The leaked system specs come by way of two retailers, one known as 2 Compute, and another undisclosed retailer as reported by VideoCardz. Both retailers have listed new RTX 4060, 4060 Ti MSI MAG Codex 5 and Infinite S3 Gaming PCs. 2 Compute specifically is selling four Infinite S3 SKUs and a single Codex SKU with the RTX 4060 Ti, with models featuring Intel’s Core i7-13700F or i5-13400F CPUs, 16GB of RAM and 1TB of SSD storage.
The leaked VRAM specifications for the RTX 4060 and 4060 TI correlate perfectly with the last several months of RTX 4060 series rumors. NVIDIA could be walking a dangerous line with 8GB of VRAM that may lead to handicapped performance in modern AAA titles.
This is exactly what users have begun experiencing in 2023 with NVIDIA’s fastest 8GB RTX 30 series GPUs, such as the RTX 3070 Ti and RTX 3070. In fact, the issue has become so problematic that AMD went out of their way to coyly diss NVIDIA about its low VRAM capacities. 2023 titles are using substantially more video memory compared to titles years prior, with games like Resident Evil 4, and Hogwarts Legacy requiring at least 11 to 15GB of video memory for 4K gaming.
1440P gaming does not fare much better, requiring well over 8GB to run these games smoothly at high quality settings. This trend isn’t going away, another major 2023 release Jedi: Survivor (which comes out later today) has already been shown utilizing a whopping 15-20GB of VRAM at 1440P in pre-release footage. When a GPU runs out of VRAM, its performance usually tanks, which results in low frame rates and microstuttering issues.

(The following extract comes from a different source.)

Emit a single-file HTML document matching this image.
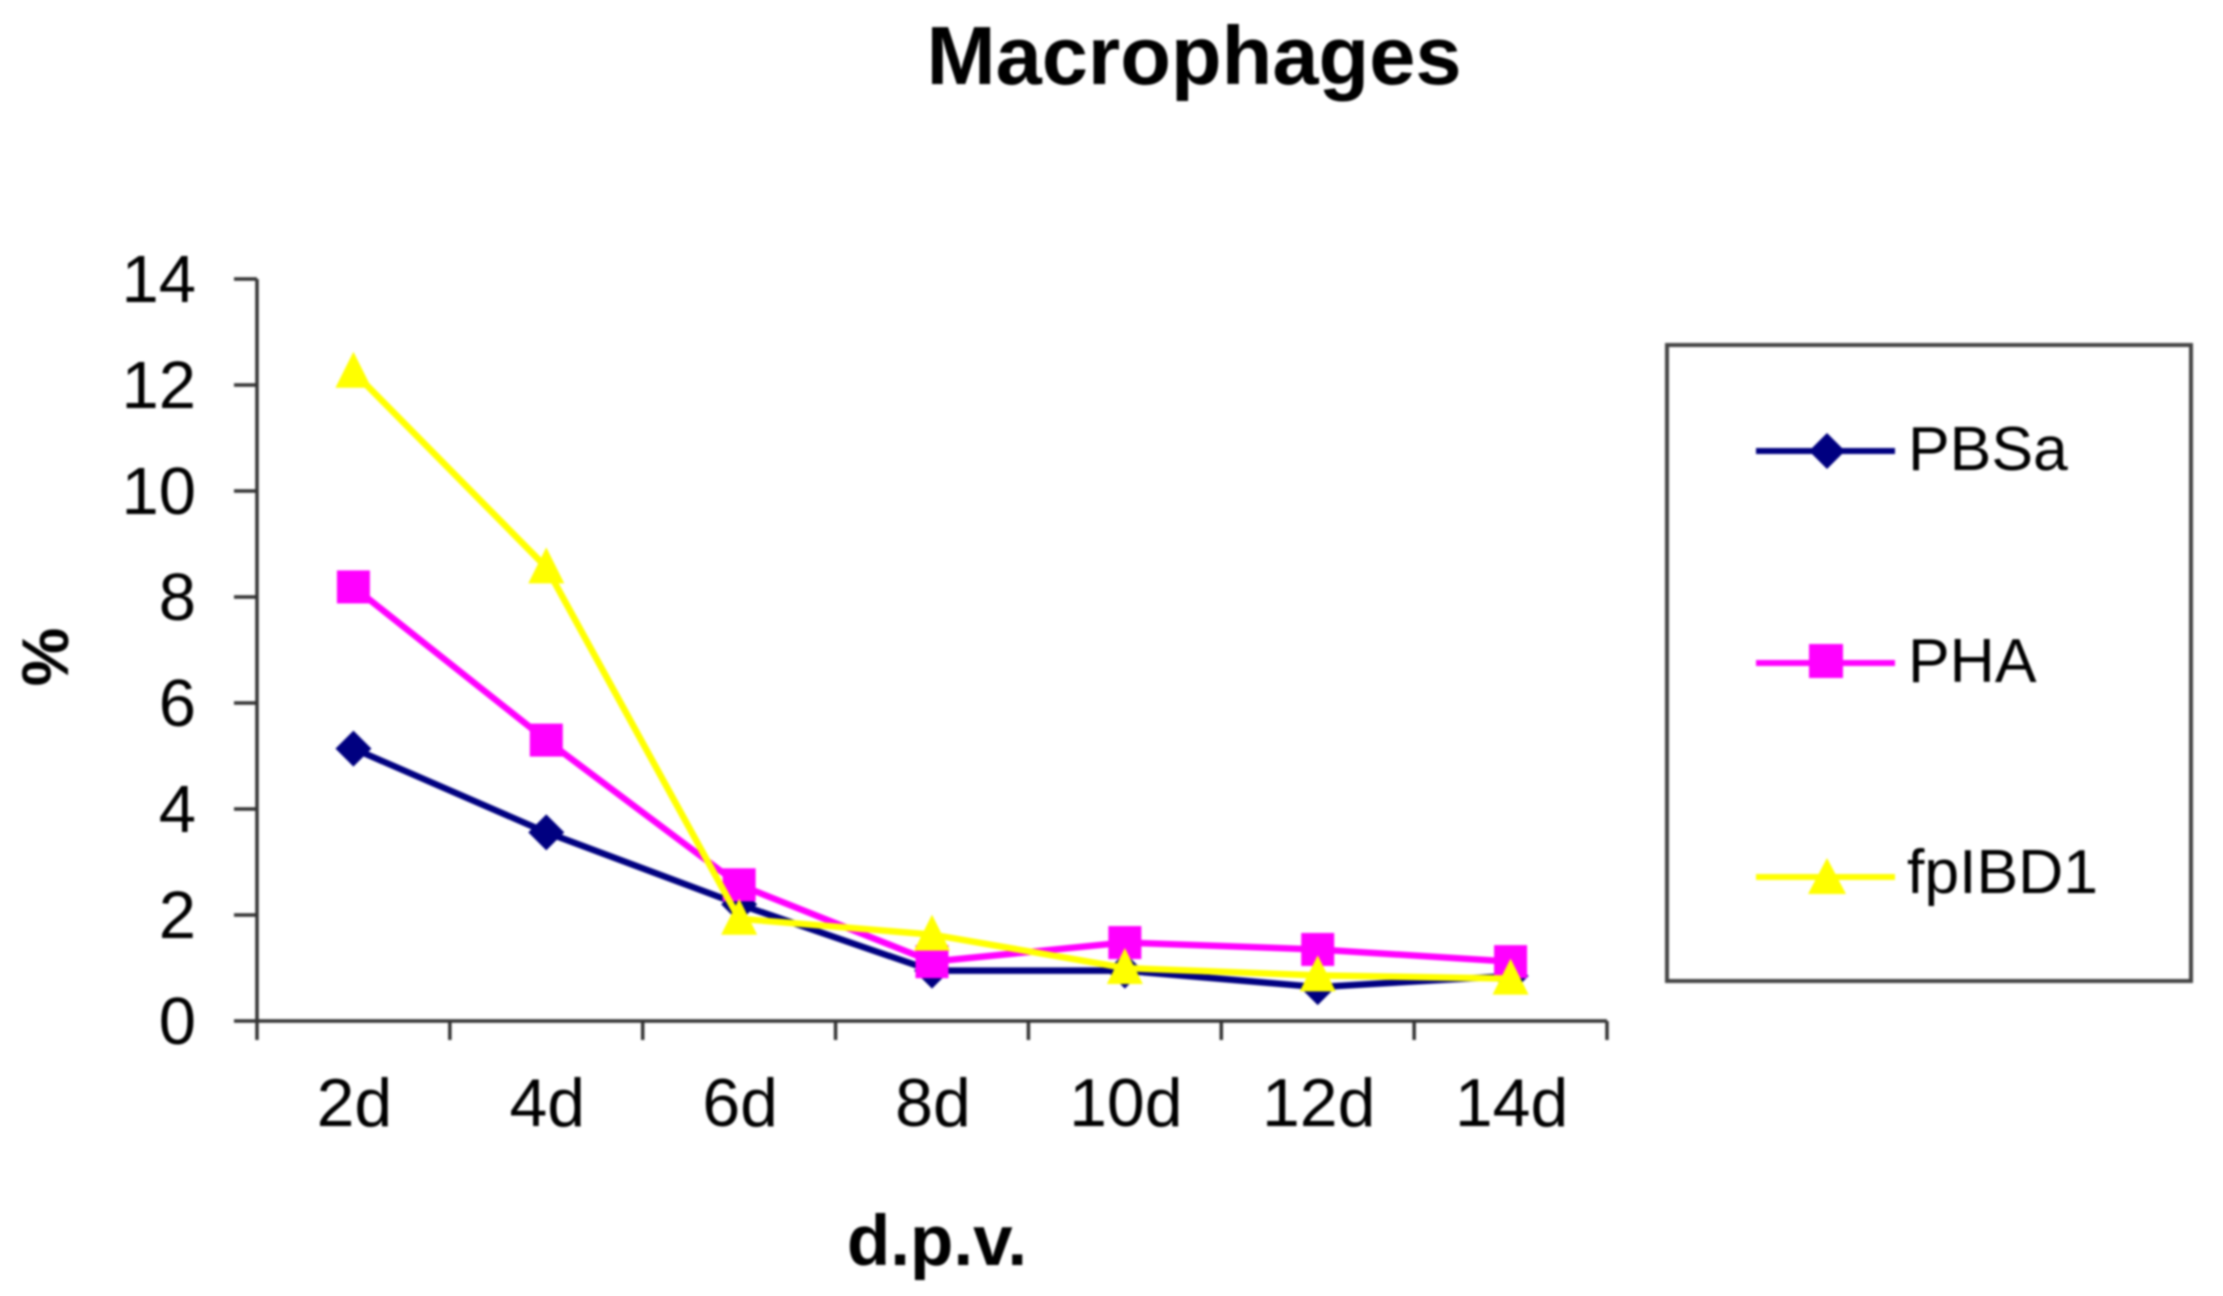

This is likely to be a serious problem for NVIDIA’s RTX 4060 series graphics cards. Both cards are going to be prone to the same issues since they both will target the same performance tiers as the RTX 3060 Ti, RTX 3070 or RTX 3070 Ti. It may even worsen down the road. These cards are brand new, and gamers will expect these GPUs to remain relevant for at least a few years.
It will be very interesting to see how NVIDIA reacts to this new 8GB problem once gamers and reviews get a hold of these new GPUs. Stalling the launch to reconfigure these cards with more VRAM is highly unlikely given the expense and logistics involved. Prospective buyers would be well served by waiting for reviews and watching closely to see how these cards handle their favorite titles.